— Start of SOURCE EXCERPT —

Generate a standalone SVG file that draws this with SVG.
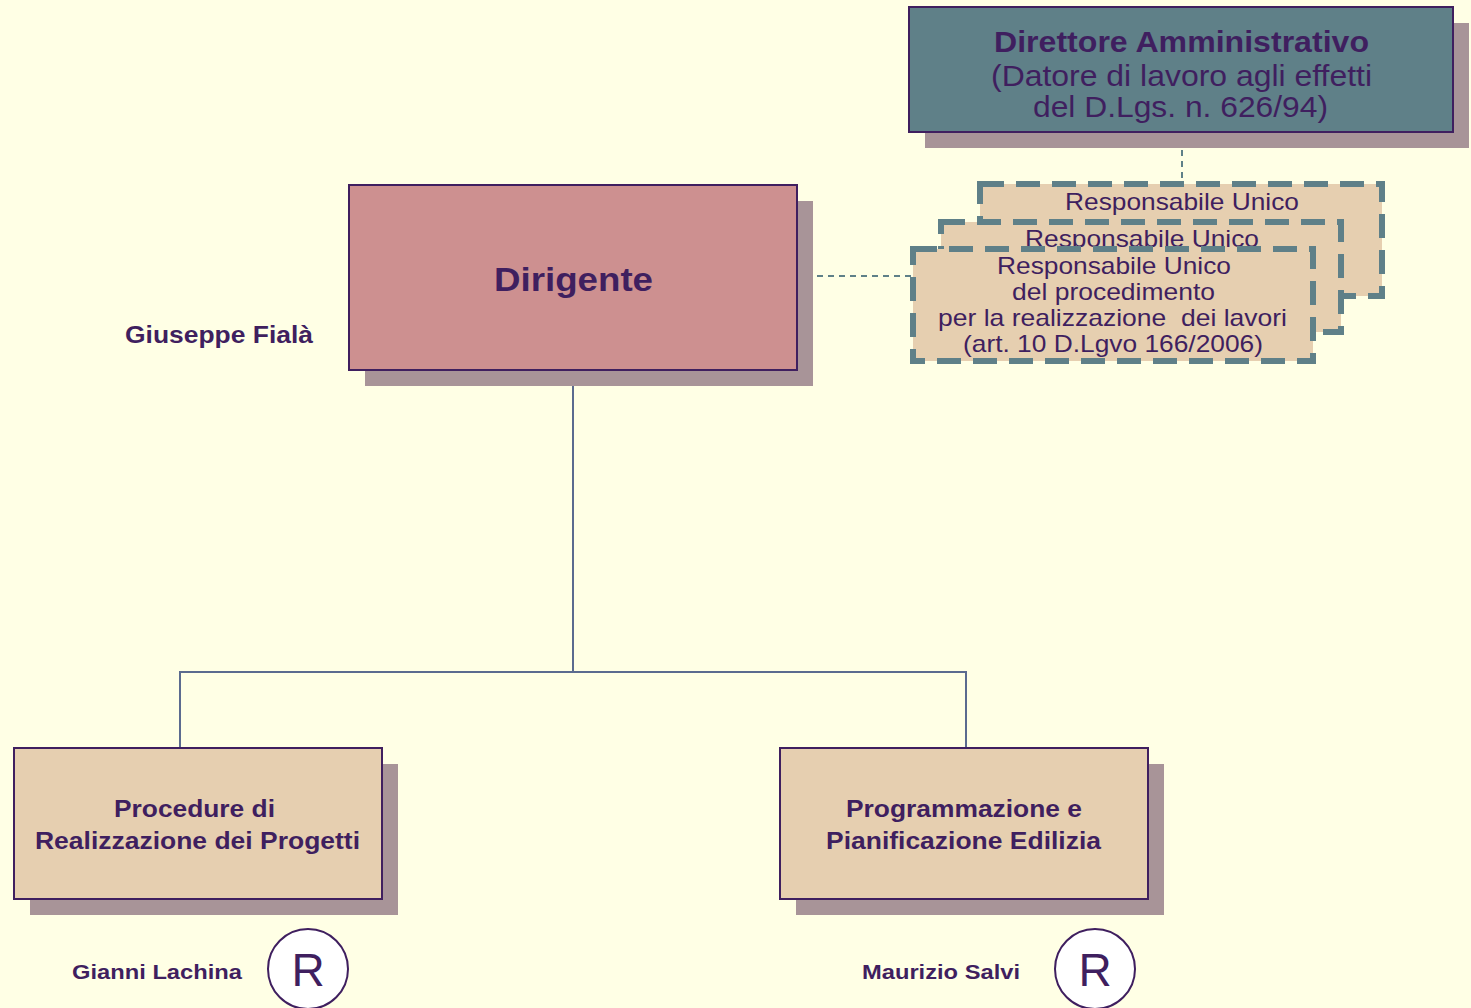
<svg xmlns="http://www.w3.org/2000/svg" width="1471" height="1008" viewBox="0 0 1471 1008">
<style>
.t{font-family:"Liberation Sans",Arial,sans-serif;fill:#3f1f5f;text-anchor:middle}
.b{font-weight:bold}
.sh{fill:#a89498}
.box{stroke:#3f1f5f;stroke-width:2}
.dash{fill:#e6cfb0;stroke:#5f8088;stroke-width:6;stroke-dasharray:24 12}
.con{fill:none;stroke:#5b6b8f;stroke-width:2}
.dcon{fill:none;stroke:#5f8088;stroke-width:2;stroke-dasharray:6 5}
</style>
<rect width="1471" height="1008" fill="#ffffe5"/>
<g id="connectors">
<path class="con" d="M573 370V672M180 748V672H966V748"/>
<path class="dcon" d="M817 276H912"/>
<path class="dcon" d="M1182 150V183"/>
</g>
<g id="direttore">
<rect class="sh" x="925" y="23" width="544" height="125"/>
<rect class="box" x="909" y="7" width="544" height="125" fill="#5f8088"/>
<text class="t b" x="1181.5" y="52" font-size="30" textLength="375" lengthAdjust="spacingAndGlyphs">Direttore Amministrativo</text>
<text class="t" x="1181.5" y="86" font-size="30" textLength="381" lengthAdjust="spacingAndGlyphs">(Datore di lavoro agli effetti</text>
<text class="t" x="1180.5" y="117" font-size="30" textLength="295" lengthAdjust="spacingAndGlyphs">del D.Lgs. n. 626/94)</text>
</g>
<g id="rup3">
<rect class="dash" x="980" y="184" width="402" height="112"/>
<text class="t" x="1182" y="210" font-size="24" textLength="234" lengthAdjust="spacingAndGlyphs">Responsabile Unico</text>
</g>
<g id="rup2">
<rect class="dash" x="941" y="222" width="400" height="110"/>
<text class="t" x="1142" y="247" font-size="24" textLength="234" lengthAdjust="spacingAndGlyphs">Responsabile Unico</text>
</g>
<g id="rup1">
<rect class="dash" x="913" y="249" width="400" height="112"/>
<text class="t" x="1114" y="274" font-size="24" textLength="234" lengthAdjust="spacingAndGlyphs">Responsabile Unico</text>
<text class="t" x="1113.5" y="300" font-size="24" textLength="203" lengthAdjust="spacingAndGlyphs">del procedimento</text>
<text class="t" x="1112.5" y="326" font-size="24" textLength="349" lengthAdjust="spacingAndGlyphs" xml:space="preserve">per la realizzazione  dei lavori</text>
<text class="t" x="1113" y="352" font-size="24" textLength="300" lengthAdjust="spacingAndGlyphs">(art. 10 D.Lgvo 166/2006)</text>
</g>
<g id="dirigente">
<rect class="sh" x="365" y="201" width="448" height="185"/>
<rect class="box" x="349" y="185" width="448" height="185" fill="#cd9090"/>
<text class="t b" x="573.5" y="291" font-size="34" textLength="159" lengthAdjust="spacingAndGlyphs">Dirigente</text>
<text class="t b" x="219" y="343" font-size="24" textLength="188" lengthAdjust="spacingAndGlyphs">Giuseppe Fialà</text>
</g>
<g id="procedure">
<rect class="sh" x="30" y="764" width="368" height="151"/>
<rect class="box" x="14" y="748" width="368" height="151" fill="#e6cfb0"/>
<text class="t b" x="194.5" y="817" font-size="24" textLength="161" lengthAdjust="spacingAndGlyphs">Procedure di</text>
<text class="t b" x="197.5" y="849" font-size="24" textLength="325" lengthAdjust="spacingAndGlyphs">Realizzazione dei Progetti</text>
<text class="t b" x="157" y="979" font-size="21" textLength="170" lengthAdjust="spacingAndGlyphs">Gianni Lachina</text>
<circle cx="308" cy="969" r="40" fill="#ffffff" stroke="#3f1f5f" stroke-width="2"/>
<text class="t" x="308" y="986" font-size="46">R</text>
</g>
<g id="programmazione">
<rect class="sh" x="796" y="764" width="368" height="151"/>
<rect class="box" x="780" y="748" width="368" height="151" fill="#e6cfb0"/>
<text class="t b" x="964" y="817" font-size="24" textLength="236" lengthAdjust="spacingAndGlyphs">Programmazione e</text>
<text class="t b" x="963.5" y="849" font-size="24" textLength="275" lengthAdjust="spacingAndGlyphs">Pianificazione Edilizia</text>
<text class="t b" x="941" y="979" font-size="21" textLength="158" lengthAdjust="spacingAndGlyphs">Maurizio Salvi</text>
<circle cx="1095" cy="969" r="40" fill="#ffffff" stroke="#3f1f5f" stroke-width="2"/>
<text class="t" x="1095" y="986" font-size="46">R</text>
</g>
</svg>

— End of SOURCE EXCERPT —

▶ **EXERCISE BRIEF**
Repeat the data exactly in full, omitting its pictures.

▶ **RESULT OF THIS EXERCISE**
Generate a standalone SVG file that draws this with SVG.
<svg xmlns="http://www.w3.org/2000/svg" width="1471" height="1008" viewBox="0 0 1471 1008">
<style>
.t{font-family:"Liberation Sans",Arial,sans-serif;fill:#3f1f5f;text-anchor:middle}
.b{font-weight:bold}
.sh{fill:#a89498}
.box{stroke:#3f1f5f;stroke-width:2}
.dash{fill:#e6cfb0;stroke:#5f8088;stroke-width:6;stroke-dasharray:24 12}
.con{fill:none;stroke:#5b6b8f;stroke-width:2}
.dcon{fill:none;stroke:#5f8088;stroke-width:2;stroke-dasharray:6 5}
</style>
<rect width="1471" height="1008" fill="#ffffe5"/>
<g id="connectors">
<path class="con" d="M573 370V672M180 748V672H966V748"/>
<path class="dcon" d="M817 276H912"/>
<path class="dcon" d="M1182 150V183"/>
</g>
<g id="direttore">
<rect class="sh" x="925" y="23" width="544" height="125"/>
<rect class="box" x="909" y="7" width="544" height="125" fill="#5f8088"/>
<text class="t b" x="1181.5" y="52" font-size="30" textLength="375" lengthAdjust="spacingAndGlyphs">Direttore Amministrativo</text>
<text class="t" x="1181.5" y="86" font-size="30" textLength="381" lengthAdjust="spacingAndGlyphs">(Datore di lavoro agli effetti</text>
<text class="t" x="1180.5" y="117" font-size="30" textLength="295" lengthAdjust="spacingAndGlyphs">del D.Lgs. n. 626/94)</text>
</g>
<g id="rup3">
<rect class="dash" x="980" y="184" width="402" height="112"/>
<text class="t" x="1182" y="210" font-size="24" textLength="234" lengthAdjust="spacingAndGlyphs">Responsabile Unico</text>
</g>
<g id="rup2">
<rect class="dash" x="941" y="222" width="400" height="110"/>
<text class="t" x="1142" y="247" font-size="24" textLength="234" lengthAdjust="spacingAndGlyphs">Responsabile Unico</text>
</g>
<g id="rup1">
<rect class="dash" x="913" y="249" width="400" height="112"/>
<text class="t" x="1114" y="274" font-size="24" textLength="234" lengthAdjust="spacingAndGlyphs">Responsabile Unico</text>
<text class="t" x="1113.5" y="300" font-size="24" textLength="203" lengthAdjust="spacingAndGlyphs">del procedimento</text>
<text class="t" x="1112.5" y="326" font-size="24" textLength="349" lengthAdjust="spacingAndGlyphs" xml:space="preserve">per la realizzazione  dei lavori</text>
<text class="t" x="1113" y="352" font-size="24" textLength="300" lengthAdjust="spacingAndGlyphs">(art. 10 D.Lgvo 166/2006)</text>
</g>
<g id="dirigente">
<rect class="sh" x="365" y="201" width="448" height="185"/>
<rect class="box" x="349" y="185" width="448" height="185" fill="#cd9090"/>
<text class="t b" x="573.5" y="291" font-size="34" textLength="159" lengthAdjust="spacingAndGlyphs">Dirigente</text>
<text class="t b" x="219" y="343" font-size="24" textLength="188" lengthAdjust="spacingAndGlyphs">Giuseppe Fialà</text>
</g>
<g id="procedure">
<rect class="sh" x="30" y="764" width="368" height="151"/>
<rect class="box" x="14" y="748" width="368" height="151" fill="#e6cfb0"/>
<text class="t b" x="194.5" y="817" font-size="24" textLength="161" lengthAdjust="spacingAndGlyphs">Procedure di</text>
<text class="t b" x="197.5" y="849" font-size="24" textLength="325" lengthAdjust="spacingAndGlyphs">Realizzazione dei Progetti</text>
<text class="t b" x="157" y="979" font-size="21" textLength="170" lengthAdjust="spacingAndGlyphs">Gianni Lachina</text>
<circle cx="308" cy="969" r="40" fill="#ffffff" stroke="#3f1f5f" stroke-width="2"/>
<text class="t" x="308" y="986" font-size="46">R</text>
</g>
<g id="programmazione">
<rect class="sh" x="796" y="764" width="368" height="151"/>
<rect class="box" x="780" y="748" width="368" height="151" fill="#e6cfb0"/>
<text class="t b" x="964" y="817" font-size="24" textLength="236" lengthAdjust="spacingAndGlyphs">Programmazione e</text>
<text class="t b" x="963.5" y="849" font-size="24" textLength="275" lengthAdjust="spacingAndGlyphs">Pianificazione Edilizia</text>
<text class="t b" x="941" y="979" font-size="21" textLength="158" lengthAdjust="spacingAndGlyphs">Maurizio Salvi</text>
<circle cx="1095" cy="969" r="40" fill="#ffffff" stroke="#3f1f5f" stroke-width="2"/>
<text class="t" x="1095" y="986" font-size="46">R</text>
</g>
</svg>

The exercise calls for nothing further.